Portosystemic Shunts

Portosystemic Shunts

Dogs generally have dramatic clinical and biochemical improvement following shunt correction. They are usually clinically improved within 24 to 48 hours. Follow-up function studies significantly improve, but rarely return to normal postoperatively. Occasional animals will have persistently abnormal, but improved, ammonia tolerance tests or slightly elevated bile acid values but remain clinically asymptomatic and require no special therapy. A number of post-operative portal angiograms have been reported and all show improved portal circulation of the liver, but the perfusion pattern is aberrant. The overall prognosis for dogs with single extrahepatic shunts appears to be excellent if they survive the surgery and immediate post-operative period. For intrahepatic shunts, the outlook is more guarded, but numerous successful surgeries have been performed by surgeons knowledgeable in the intricacies of this procedure. If urinary calculi cannot be removed during the surgery to correct the shunt, they may be either removed at a later date or managed medically. Spontaneous dissolution of renal calculi (presumed to be ammonium urate) following shunt correction alone may be observed. Calculi present in the bladder may also be successfully dissolved using a combination of a reduced purine diet (Prescription diet-u/d) combined with allopurinol, 10 mg/kg every 8 hours, and sufficient sodium bicarbonate to alkalinize the urine. Calculi may disappear in 4 to 12 weeks on this therapy. Recurrences of calculi should not be a problem once the shunt is corrected, as metabolic abnormalities causing increased urinary ammonia and uric acid excretion should cease.
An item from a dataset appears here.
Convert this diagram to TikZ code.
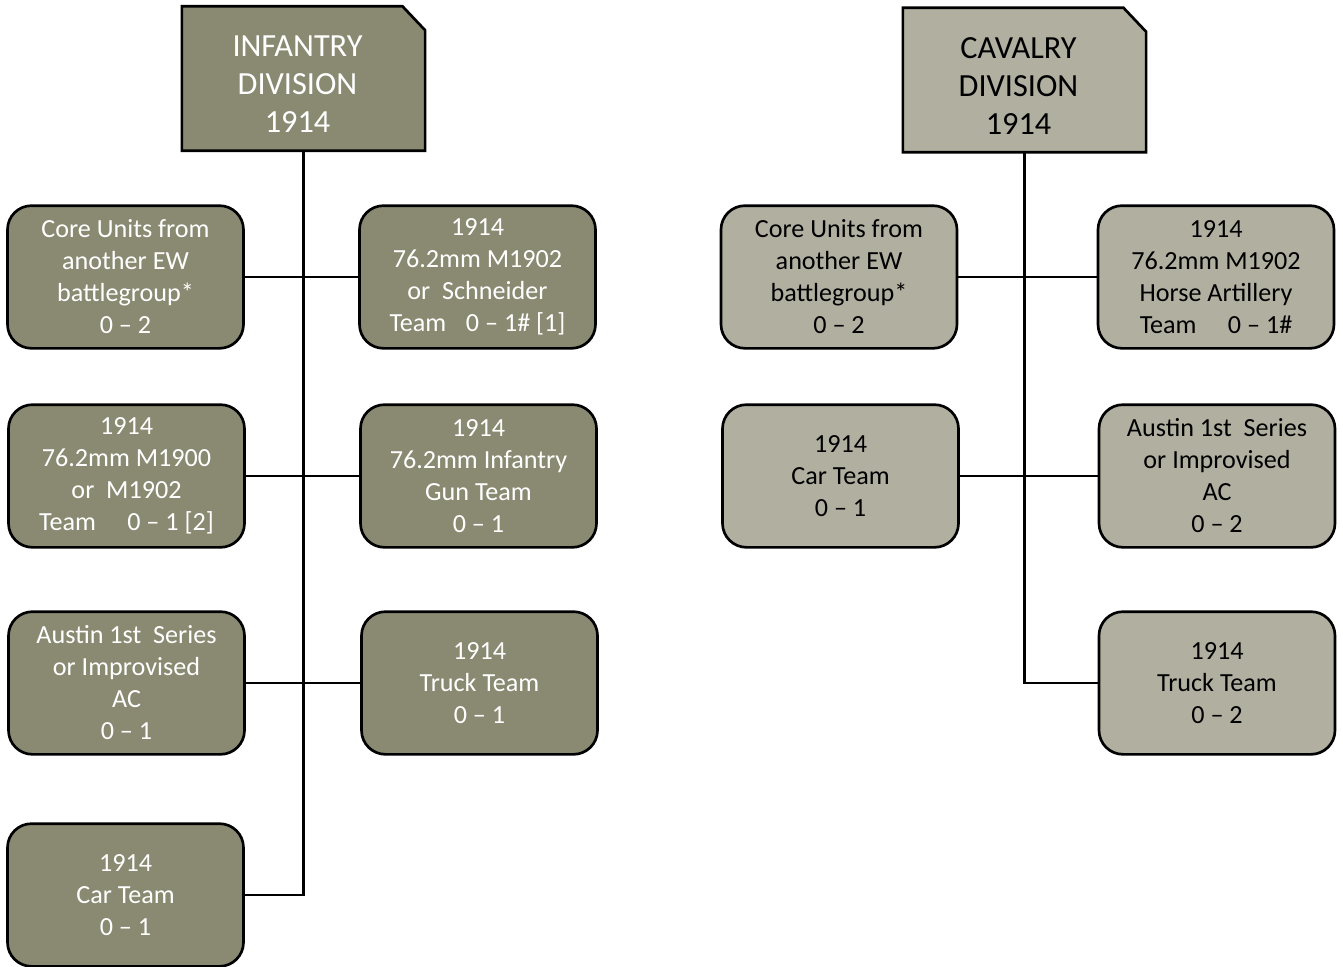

Immediate postoperative therapy should include fluid therapy, temperature and blood pressure monitoring, packed cell volume, total protein and glucose testing. All dogs undergoing surgical ligation should continue to receive medical therapy as discussed above for 2 to 4 weeks postoperatively.  Liver regeneration occurs rapidly and returns to normal to near normal hepatic function can be observed by 8 weeks post-operatively.

In conclusion, the portosystemic shunt is a common disease process encountered in dogs and cats. While the origin of the disease is obscure the disease is considered to be congenital; however, breed predisposition does exist, indicating a hereditary origin. Symptoms vary but all result in central nervous system disorders called hepatic encephalopathy. Puppies and kittens that fail to maintain the same growth rate as their siblings are suspect. Specific urinary crystals develop due to increased concentrations of ammonium. The degree or percentage of vessel shunting may explain why some animals are without symptoms until later in life. Small liver size coupled with bizarre neurological signs in young dogs and cats is highly suggestive of the disease. Medical or surgical treatment is available; however, without corrective surgery, an animal will eventually succumb to the progressive disease process. Prompt and effective surgical intervention utilizing an ameroid constrictor and medical management results in effective and long lasting alleviation of the clinical signs induced by this congenital anomaly.